Whereas under current operations the Bureau has to maintain cold water 58 degrees and lower in the river down to Red Bluff, the Bureau's proposal would move the required cold water zone upstream to Balls Ferry. Operational changes could result in 26 percent mortality on Sacramento River spring chinooks in dry years and in up to 100 percent mortality in critically dry years, according to Evans.

Raising the dam would also impact houseboat owners, marina operators and fishermen on Shasta Lake, as well as potentially inundate sections of the McCloud River, a world-class wild trout fishery.

"The Bureau claims that the purpose of the dam is to help the salmon," concluded Berta. "But look at the facts: the Bureau in 1937 put in a big dam with no fish ladder that prevented salmon from getting upstream. Now they are saying that making the dam higher is supposed to help the salmon? They are not talking to native people who know all about the habitat of the salmon. We could provide them with a lot of information that would help them restore salmon populations."

The Winnemem is not a federally recognized tribe - in a bureaucratic snafu, the federal government mistakenly left the tribe out when it transcribed a list of recognized tribes - and the tribe supported a bill authored by Colorado Senator Ben Nighthorse Campbell that would make a "technical correction" to give the tribe federal recognition.

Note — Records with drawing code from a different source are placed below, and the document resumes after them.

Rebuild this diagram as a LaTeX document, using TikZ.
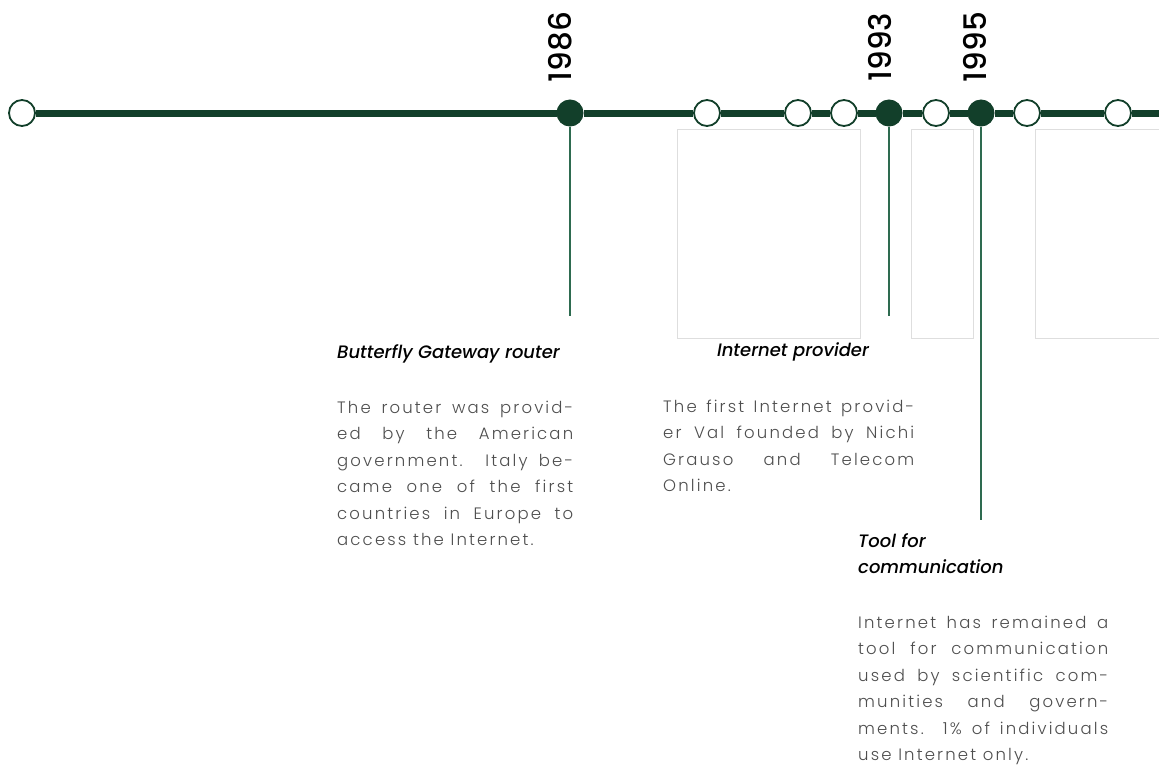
\documentclass[tikz,border=0pt]{standalone}
\usepackage{fontspec}
\setmainfont{Poppins}
\newfontfamily\yearfont{Poppins Medium}
\newfontfamily\titlefont{Poppins Medium}[ItalicFont={Poppins Medium Italic}]
\newfontfamily\bodyfont[LetterSpace=13]{Poppins Light}
\definecolor{rail}{HTML}{123F2A}
\definecolor{stem}{HTML}{2E6B50}
\definecolor{frame}{HTML}{DEDEDE}
\definecolor{bodygray}{HTML}{4E4E4E}
\tikzset{
  openstop/.style={circle, draw=rail, line width=1.8pt, fill=white, minimum size=26pt, inner sep=0pt},
  eventstop/.style={circle, draw=rail, fill=rail, line width=1pt, minimum size=26pt, inner sep=0pt},
  railline/.style={draw=rail, line width=7pt},
  stemline/.style={draw=stem, line width=1.8pt},
  panel/.style={draw=frame, fill=white, line width=1pt},
  yearlabel/.style={rotate=90, font=\yearfont\fontsize{31}{31}\selectfont, text=black, inner sep=0pt},
  eventtitle/.style={font=\titlefont\itshape\fontsize{18}{26}\selectfont, text=black, inner sep=0pt, anchor=base west},
  eventbody/.style={font=\bodyfont\fontsize{16.5}{26.5}\selectfont, text=bodygray, inner sep=0pt, anchor=base west, align=justify}
}
\begin{document}
\begin{tikzpicture}[x=1pt, y=-1pt]
\useasboundingbox (0,0) rectangle (1159,772);

% empty panels under the timeline
\path[panel] (677,129) rectangle (860,338);
\path[panel] (911,129) rectangle (973,338);
\path[panel] (1035,129) rectangle (1175,338);

% stops along the timeline
\node[openstop]  (s0) at (22,113) {};
\node[eventstop] (s1) at (570,113) {};
\node[openstop]  (s2) at (707,113) {};
\node[openstop]  (s3) at (798,113) {};
\node[openstop]  (s4) at (844,113) {};
\node[eventstop] (s5) at (889,113) {};
\node[openstop]  (s6) at (936,113) {};
\node[eventstop] (s7) at (981,113) {};
\node[openstop]  (s8) at (1027,113) {};
\node[openstop]  (s9) at (1118,113) {};
\coordinate (railend) at (1175,113);

\draw[railline] (s0) -- (s1) -- (s2) -- (s3) -- (s4) -- (s5) -- (s6) -- (s7) -- (s8) -- (s9) -- (railend);

% year labels
\node[yearlabel] (y1) at (560,47) {1986};
\node[yearlabel] (y2) at (880,47) {1993};
\node[yearlabel] (y3) at (975,47) {1995};

% stems down to the captions
\coordinate (e1) at (570,316);
\coordinate (e2) at (889,316);
\coordinate (e3) at (981,520);
\draw[stemline] (s1.south) -- (e1);
\draw[stemline] (s5.south) -- (e2);
\draw[stemline] (s7.south) -- (e3);

% captions
\node[eventtitle] (t1) at (337,358) {Butterfly Gateway router};
\node[eventbody, text width=236pt] (b1) at (337,413) {The router was provid-\linebreak ed by the American\linebreak government. Italy be-\linebreak came one of the first\linebreak countries in Europe to\linebreak access the Internet.};

\node[eventtitle, anchor=base] (t2) at (793,356) {Internet provider};
\node[eventbody, text width=251pt] (b2) at (663,412) {The first Internet provid-\linebreak er Val founded by Nichi\linebreak Grauso and Telecom\linebreak Online.};

\node[eventtitle, align=left] (t3) at (858,573) {Tool for\\communication};
\node[eventbody, text width=250pt] (b3) at (858,628) {Internet has remained a\linebreak tool for communication\linebreak used by scientific com-\linebreak munities and govern-\linebreak ments. 1\% of individuals\linebreak use Internet only.};
\end{tikzpicture}
\end{document}
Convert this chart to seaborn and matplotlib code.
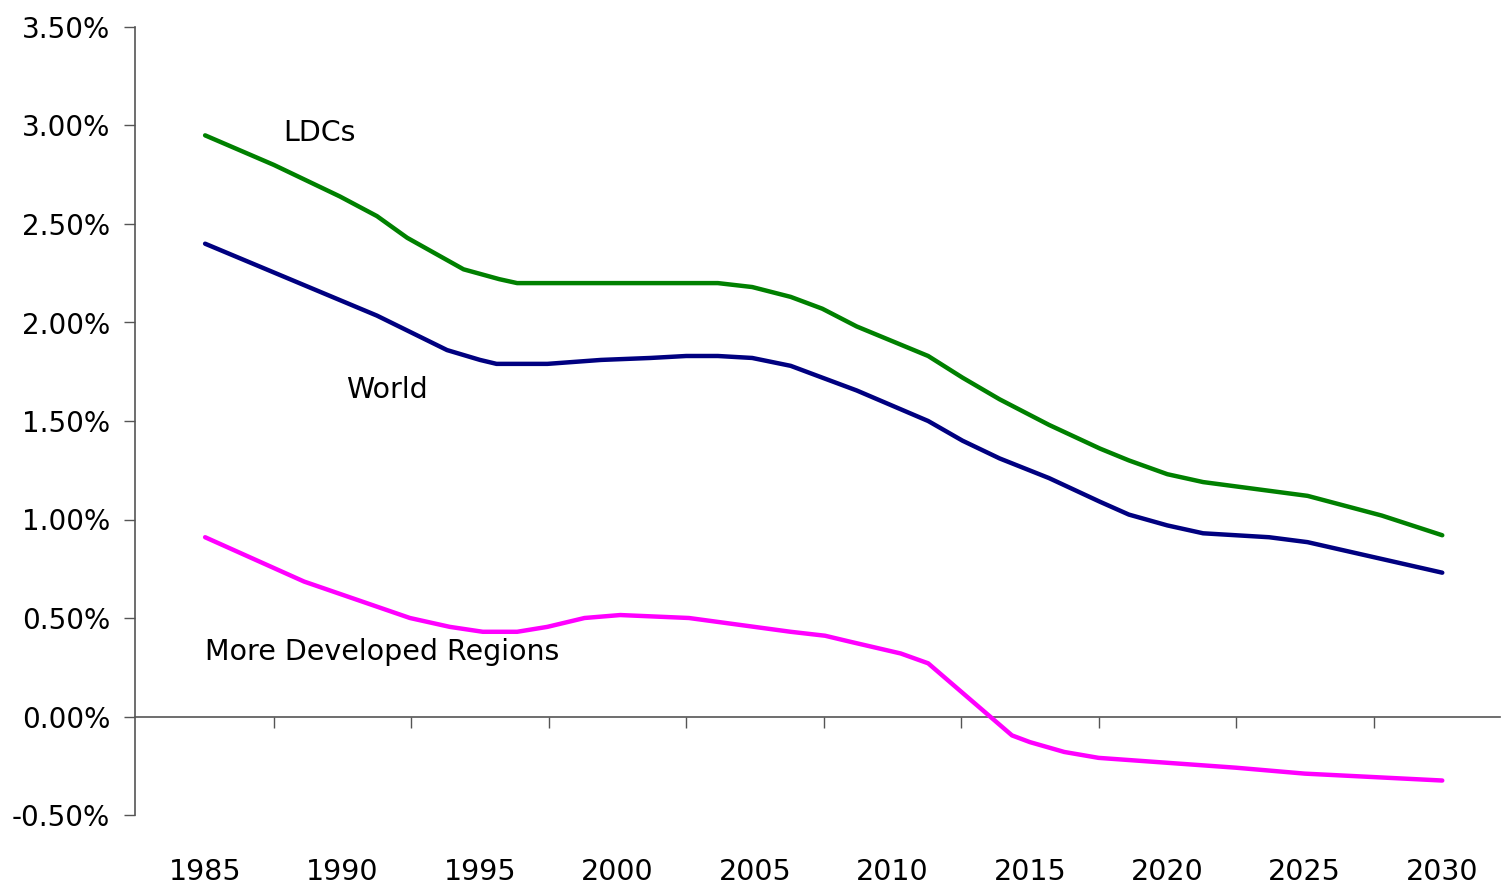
import matplotlib
matplotlib.use("Agg")
import matplotlib.pyplot as plt
import matplotlib.ticker as mticker
import pandas as pd
import seaborn as sns

# values (annual growth rate, %)
ldc_years = [1985, 1987.5, 1989.9, 1991.25, 1992.35, 1994.4, 1995.7, 1996.35, 2003.65,
             2004.9, 2006.3, 2007.45, 2008.7, 2011.3, 2012.55, 2013.9, 2015.7, 2017.55,
             2018.6, 2020, 2021.3, 2025.1, 2027.8, 2030]
ldc_rate = [2.95, 2.80, 2.64, 2.54, 2.43, 2.27, 2.22, 2.20, 2.20,
            2.18, 2.13, 2.07, 1.98, 1.83, 1.72, 1.61, 1.48, 1.36,
            1.30, 1.23, 1.19, 1.12, 1.02, 0.92]

world_years = [1985, 1991.25, 1993.8, 1995, 1995.6, 1997.45, 1999.4, 2001.2, 2002.5,
               2003.65, 2004.9, 2006.3, 2007.45, 2008.7, 2011.3, 2012.55, 2013.9,
               2015.7, 2017.55, 2018.6, 2020, 2021.3, 2023.7, 2025.1, 2030]
world_rate = [2.40, 2.035, 1.86, 1.81, 1.79, 1.79, 1.81, 1.82, 1.83,
              1.83, 1.82, 1.78, 1.72, 1.655, 1.50, 1.40, 1.31,
              1.21, 1.09, 1.025, 0.97, 0.93, 0.91, 0.885, 0.73]

mdr_years = [1985, 1988.6, 1992.45, 1993.9, 1995.1, 1996.35, 1997.45, 1998.8, 2000.1,
             2002.6, 2006.3, 2007.55, 2008.45, 2010.3, 2011.3, 2014.35, 2015, 2016.25,
             2017.5, 2022.5, 2025, 2030]
mdr_rate = [0.91, 0.685, 0.50, 0.455, 0.43, 0.43, 0.455, 0.50, 0.515,
            0.50, 0.43, 0.41, 0.38, 0.32, 0.27, -0.096, -0.13, -0.18,
            -0.21, -0.26, -0.29, -0.325]

series_names = ["LDCs", "World", "More Developed Regions"]
series_colors = ["#008000", "#000080", "#FF00FF"]
label_years = [1985, 1990, 1995, 2000, 2005, 2010, 2015, 2020, 2025, 2030]
y_ticks = [-0.5, 0.0, 0.5, 1.0, 1.5, 2.0, 2.5, 3.0, 3.5]

df = pd.concat([
    pd.DataFrame({"year": ldc_years, "rate": ldc_rate, "series": series_names[0]}),
    pd.DataFrame({"year": world_years, "rate": world_rate, "series": series_names[1]}),
    pd.DataFrame({"year": mdr_years, "rate": mdr_rate, "series": series_names[2]}),
])

sns.set_theme(style="white")
plt.rcParams["font.family"] = ["DejaVu Sans"]
plt.rcParams["text.color"] = "black"

fig = plt.figure(figsize=(15.01, 8.88), dpi=100)
ax = fig.add_axes([135 / 1501, 73 / 888, 1365 / 1501, 788 / 888])

sns.lineplot(data=df, x="year", y="rate", hue="series", hue_order=series_names,
             palette=series_colors, linewidth=3.2, legend=False, ax=ax,
             solid_capstyle="round", sort=False)

ymin, ymax = -0.5, 3.5
ax.set_ylim(ymin, ymax)
ax.set_xlim(1982.45, 2032.1)
ax.set_xlabel("")
ax.set_ylabel("")

ax.set_yticks(y_ticks)
ax.yaxis.set_major_formatter(mticker.FuncFormatter(lambda v, p: f"{v:.2f}%"))
ax.tick_params(axis="y", direction="out", length=8, width=1, color="#555555",
               pad=10, labelsize=20, labelcolor="black", left=True)

ax.set_xticks(label_years)
ax.tick_params(axis="x", length=0, pad=31, labelsize=20.5, labelcolor="black")

for side in ["top", "right", "bottom"]:
    ax.spines[side].set_visible(False)
ax.spines["left"].set_color("#555555")
ax.spines["left"].set_linewidth(1.2)

# category axis crossing at zero, ticks between the labels
zero_pos = (0 - ymin) / (ymax - ymin)
secax = ax.secondary_xaxis(zero_pos)
secax.set_xticks([1987.5 + 5 * k for k in range(9)])
secax.tick_params(axis="x", direction="out", length=8, width=1, color="#555555",
                  labelbottom=False, labeltop=False)
secax.spines["bottom"].set_color("#555555")
secax.spines["bottom"].set_linewidth(1.2)

ax.text(1989.15, 2.96, "LDCs", fontsize=20.5, color="black", ha="center", va="center")
ax.text(1991.6, 1.655, "World", fontsize=20.5, color="black", ha="center", va="center")
ax.text(1985.0, 0.325, "More Developed Regions", fontsize=20.5, color="black",
        ha="left", va="center")

fig.savefig("out.png", dpi=100)
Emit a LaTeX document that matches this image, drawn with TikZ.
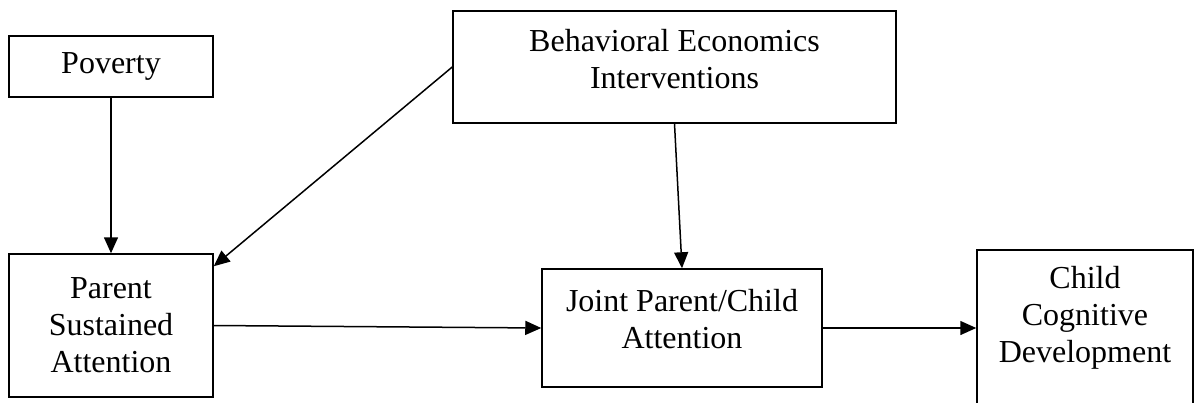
\documentclass[tikz,border=0pt]{standalone}
\usepackage{fontspec}
\setmainfont{Liberation Serif}
\usetikzlibrary{arrows.meta}

\begin{document}
\begin{tikzpicture}[x=1pt,y=-1pt,
  box/.style={draw, line width=1.5pt, align=center, inner sep=0pt,
    font=\fontsize{32}{37}\selectfont},
  arr/.style={line width=1.5pt, -{Triangle[length=16pt,width=14pt]}}]
\useasboundingbox (0,0) rectangle (1194,402);
\clip (0,0) rectangle (1194,402);
% boxes
\node[box, minimum width=204pt, minimum height=61pt] (poverty) at (111,66.5) {Poverty};
\node[box, minimum width=443pt, minimum height=112pt, text depth=16pt] (behav) at (674.5,67)
  {Behavioral Economics\\Interventions};
\node[box, minimum width=204pt, minimum height=143pt] (parent) at (111,325.5)
  {Parent\\Sustained\\Attention};
\node[box, minimum width=280pt, minimum height=118pt, text depth=18pt] (joint) at (682,328)
  {Joint Parent/Child\\Attention};
\node[box, minimum width=216pt, minimum height=160pt, text depth=32pt] (child) at (1085,330)
  {Child\\Cognitive\\Development};
% arrows
\draw[arr] (poverty) -- (parent);
\draw[arr] (behav.west) -- ([yshift=-13pt]parent.north east);
\draw[arr] (behav.south) -- (joint.north);
\draw[arr] (parent.east) -- (joint.west);
\draw[arr] (joint.east) -- (joint.east -| child.west);
\end{tikzpicture}
\end{document}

However, the Winnemem rider to the technical correction bill, slated to be submitted the Senate the week of September 20, was pulled. Passage of the technical correction was considered a sure thing until Senator Feinstein's office said she would not vote for it if it contained the language for the Winnemem restoration of federal recognition, according to Berta. Since it's a technical correction, it contained several other issues, and based on the 100% requirement for passing, the Winnemem rider was pulled in order to get the other issues passed.